In my short life, I haven’t experienced anything as significant and scary as the pandemic.
The idea is terrifying that there is a virus that could strike at any time and that the factors that could lead to either my protection from it or my infection are largely beyond my control (beyond vaccination, which I leapt at).
For other Australians – those from older generations or less stable home countries – I imagine it’s not a new feeling. War must be the single most frightening experience that renders people helpless in the face of violence and displacement.
But in a first-world country like Australia, especially living in the bubble of affluence that is Canberra, I’ve been sheltered from most bad things, with little of substance to complain about (I’m sure some readers will wholeheartedly agree on that last point).
As we try to find a way out of this current lockdown, many in Canberra are facing situations more dire than just the virus alone. The housing crisis for supported and affordable accommodation is dire in our city, with an estimated shortfall of 3,000 social housing properties.
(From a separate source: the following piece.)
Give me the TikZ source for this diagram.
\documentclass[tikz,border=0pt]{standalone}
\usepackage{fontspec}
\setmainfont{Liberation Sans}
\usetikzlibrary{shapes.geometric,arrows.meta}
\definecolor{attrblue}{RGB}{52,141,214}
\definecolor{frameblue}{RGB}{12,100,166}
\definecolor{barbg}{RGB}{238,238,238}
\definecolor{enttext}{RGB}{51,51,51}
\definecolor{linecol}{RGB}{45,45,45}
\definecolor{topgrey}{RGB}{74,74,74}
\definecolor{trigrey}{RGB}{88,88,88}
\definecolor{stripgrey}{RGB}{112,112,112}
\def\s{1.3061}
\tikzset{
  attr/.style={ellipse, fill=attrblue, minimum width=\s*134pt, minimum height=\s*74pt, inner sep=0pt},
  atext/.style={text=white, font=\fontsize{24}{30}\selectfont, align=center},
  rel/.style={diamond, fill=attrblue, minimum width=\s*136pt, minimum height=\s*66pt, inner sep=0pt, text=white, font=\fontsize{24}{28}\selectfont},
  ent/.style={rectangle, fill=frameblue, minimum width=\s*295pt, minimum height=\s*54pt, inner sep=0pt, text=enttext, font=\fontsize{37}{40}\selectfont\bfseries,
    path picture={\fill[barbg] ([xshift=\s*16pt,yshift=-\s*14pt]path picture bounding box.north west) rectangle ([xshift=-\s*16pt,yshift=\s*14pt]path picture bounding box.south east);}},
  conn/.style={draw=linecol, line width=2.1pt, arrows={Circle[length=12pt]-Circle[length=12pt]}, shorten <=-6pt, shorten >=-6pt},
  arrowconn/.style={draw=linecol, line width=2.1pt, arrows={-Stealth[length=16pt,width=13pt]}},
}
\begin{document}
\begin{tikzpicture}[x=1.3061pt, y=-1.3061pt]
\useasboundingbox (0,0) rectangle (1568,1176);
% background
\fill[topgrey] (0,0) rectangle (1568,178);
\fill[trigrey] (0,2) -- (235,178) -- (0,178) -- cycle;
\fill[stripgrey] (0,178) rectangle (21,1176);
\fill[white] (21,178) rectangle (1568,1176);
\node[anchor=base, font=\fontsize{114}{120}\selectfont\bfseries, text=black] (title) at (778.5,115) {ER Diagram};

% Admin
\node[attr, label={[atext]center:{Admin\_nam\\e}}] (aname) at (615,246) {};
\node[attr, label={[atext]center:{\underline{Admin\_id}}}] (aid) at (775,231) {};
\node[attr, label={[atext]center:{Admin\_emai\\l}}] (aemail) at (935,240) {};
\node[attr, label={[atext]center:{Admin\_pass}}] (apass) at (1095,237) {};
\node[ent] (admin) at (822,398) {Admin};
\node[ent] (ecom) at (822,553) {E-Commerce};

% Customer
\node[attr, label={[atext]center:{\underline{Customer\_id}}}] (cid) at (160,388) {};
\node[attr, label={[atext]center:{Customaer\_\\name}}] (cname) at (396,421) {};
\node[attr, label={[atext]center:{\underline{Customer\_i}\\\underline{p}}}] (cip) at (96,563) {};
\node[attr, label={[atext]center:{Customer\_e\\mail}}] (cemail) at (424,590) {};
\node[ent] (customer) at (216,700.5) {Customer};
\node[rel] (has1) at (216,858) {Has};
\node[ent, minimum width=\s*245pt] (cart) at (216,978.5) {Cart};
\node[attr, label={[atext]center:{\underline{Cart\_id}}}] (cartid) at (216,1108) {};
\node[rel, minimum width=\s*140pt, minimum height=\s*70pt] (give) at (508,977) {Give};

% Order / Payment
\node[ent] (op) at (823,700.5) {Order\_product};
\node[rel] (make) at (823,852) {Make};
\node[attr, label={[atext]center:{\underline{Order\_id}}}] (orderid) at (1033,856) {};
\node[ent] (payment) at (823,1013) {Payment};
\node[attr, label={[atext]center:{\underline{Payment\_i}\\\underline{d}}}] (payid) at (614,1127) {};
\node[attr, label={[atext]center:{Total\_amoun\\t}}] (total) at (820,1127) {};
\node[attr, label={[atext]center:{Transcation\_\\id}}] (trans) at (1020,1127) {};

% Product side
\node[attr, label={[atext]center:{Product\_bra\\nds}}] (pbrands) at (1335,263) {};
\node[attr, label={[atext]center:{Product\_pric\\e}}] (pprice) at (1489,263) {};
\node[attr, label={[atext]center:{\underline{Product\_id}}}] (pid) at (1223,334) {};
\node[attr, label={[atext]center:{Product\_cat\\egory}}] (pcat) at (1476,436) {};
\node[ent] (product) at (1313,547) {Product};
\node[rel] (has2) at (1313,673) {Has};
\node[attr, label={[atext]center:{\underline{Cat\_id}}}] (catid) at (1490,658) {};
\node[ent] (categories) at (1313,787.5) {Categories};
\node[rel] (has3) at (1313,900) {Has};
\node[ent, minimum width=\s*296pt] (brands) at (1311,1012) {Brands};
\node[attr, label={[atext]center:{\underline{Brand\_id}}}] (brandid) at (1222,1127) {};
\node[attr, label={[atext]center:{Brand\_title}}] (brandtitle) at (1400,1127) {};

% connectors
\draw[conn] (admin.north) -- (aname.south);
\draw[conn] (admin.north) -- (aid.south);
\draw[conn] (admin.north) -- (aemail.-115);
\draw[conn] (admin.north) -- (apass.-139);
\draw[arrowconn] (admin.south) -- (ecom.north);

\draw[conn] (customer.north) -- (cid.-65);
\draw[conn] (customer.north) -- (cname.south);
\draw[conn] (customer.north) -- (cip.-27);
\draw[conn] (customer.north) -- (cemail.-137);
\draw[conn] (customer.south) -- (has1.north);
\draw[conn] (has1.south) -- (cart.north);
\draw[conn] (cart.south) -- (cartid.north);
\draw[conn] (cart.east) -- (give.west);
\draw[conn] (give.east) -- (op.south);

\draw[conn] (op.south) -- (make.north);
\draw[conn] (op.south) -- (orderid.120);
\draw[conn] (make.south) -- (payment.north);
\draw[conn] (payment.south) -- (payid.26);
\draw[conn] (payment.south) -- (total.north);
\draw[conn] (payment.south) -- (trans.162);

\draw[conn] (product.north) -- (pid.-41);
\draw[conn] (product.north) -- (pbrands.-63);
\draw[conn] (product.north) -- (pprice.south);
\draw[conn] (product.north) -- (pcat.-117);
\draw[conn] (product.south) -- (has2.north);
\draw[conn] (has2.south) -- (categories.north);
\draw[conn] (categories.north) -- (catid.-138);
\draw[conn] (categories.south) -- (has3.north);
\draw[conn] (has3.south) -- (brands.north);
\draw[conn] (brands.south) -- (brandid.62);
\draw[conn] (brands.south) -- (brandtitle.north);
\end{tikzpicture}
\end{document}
When we talk about the housing crisis, it’s often with a sense of helplessness that echoes some of the rhetoric around COVID: there’s only so much decision-makers can do, rental affordability is in the hands of the market, it’s just a bad time for property prices if you’re buying or renting, and a great time to be on the other side of the coin.
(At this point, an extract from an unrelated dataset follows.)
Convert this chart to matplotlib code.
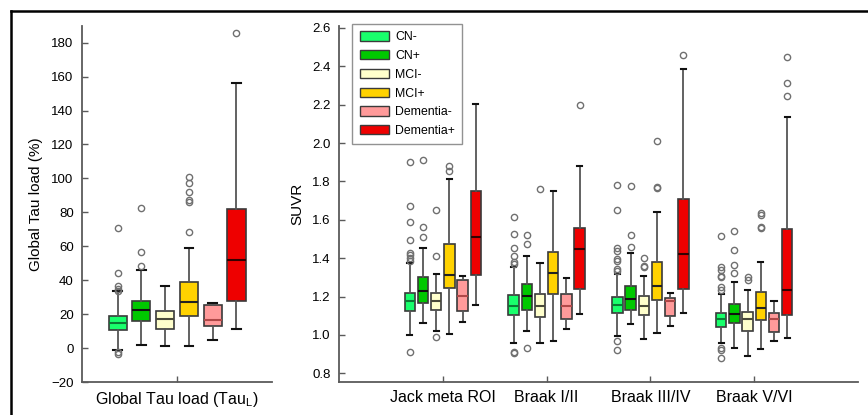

But at the crux of the matter – it isn’t out of our hands, is it?
There are meaningful and tangible ways that we could address housing affordability to make the market more accessible for many and to provide safe accommodation for those who are the most vulnerable. Experts have been calling for a national housing strategy, for a drastic increase in social housing stock, for rent relief measures and meaningful parameters set on investment properties to address inequality for years.
There are even more innovative approaches that have been modelled by countries like Singapore where housing isn’t framed as a financial opportunity, but a necessary social asset for people’s wellbeing and citizens can access government-subsidised housing on long-term leases. Importantly, there’s not the stigma associated with government housing as there is in Australia.
The framing of the housing crisis as an unfortunate issue that government can only do so much about, and is ultimately down to an individual’s earning power, is a convenient political framework that allows governments to pander to the rich and shrug their shoulders at everyone else.
In the depths of COVID, I’ve been very conscious of those who are renting or insecure in their tenancies. One friend was evicted a month before lockdown and spent weeks attending crowded open homes, unable to match the rent bids that other applicants were putting forward. He eventually found a way to rent through a friend of a friend privately, putting him in a relatively vulnerable situation.
And he’s one of the lucky ones – for those unable to fund any sort of market rent, the situation is incredibly dire.
We talk a lot about the availability of land, the need for more housing options, but by and large, this is in the context of creating options for the middle class. If anything, it provides a pathway for people like me to jump into the market and eventually move into the class above ours until we’re landlords with multiple properties, hoarding the market and reaping the benefits.
I would rather forgo the financial advantage if it meant housing was more equitable and accessible for everyone.
Let’s stop pretending there is nothing we can do to address inequality when a roof over our heads is surely the single most basic human need after food, water and oxygen.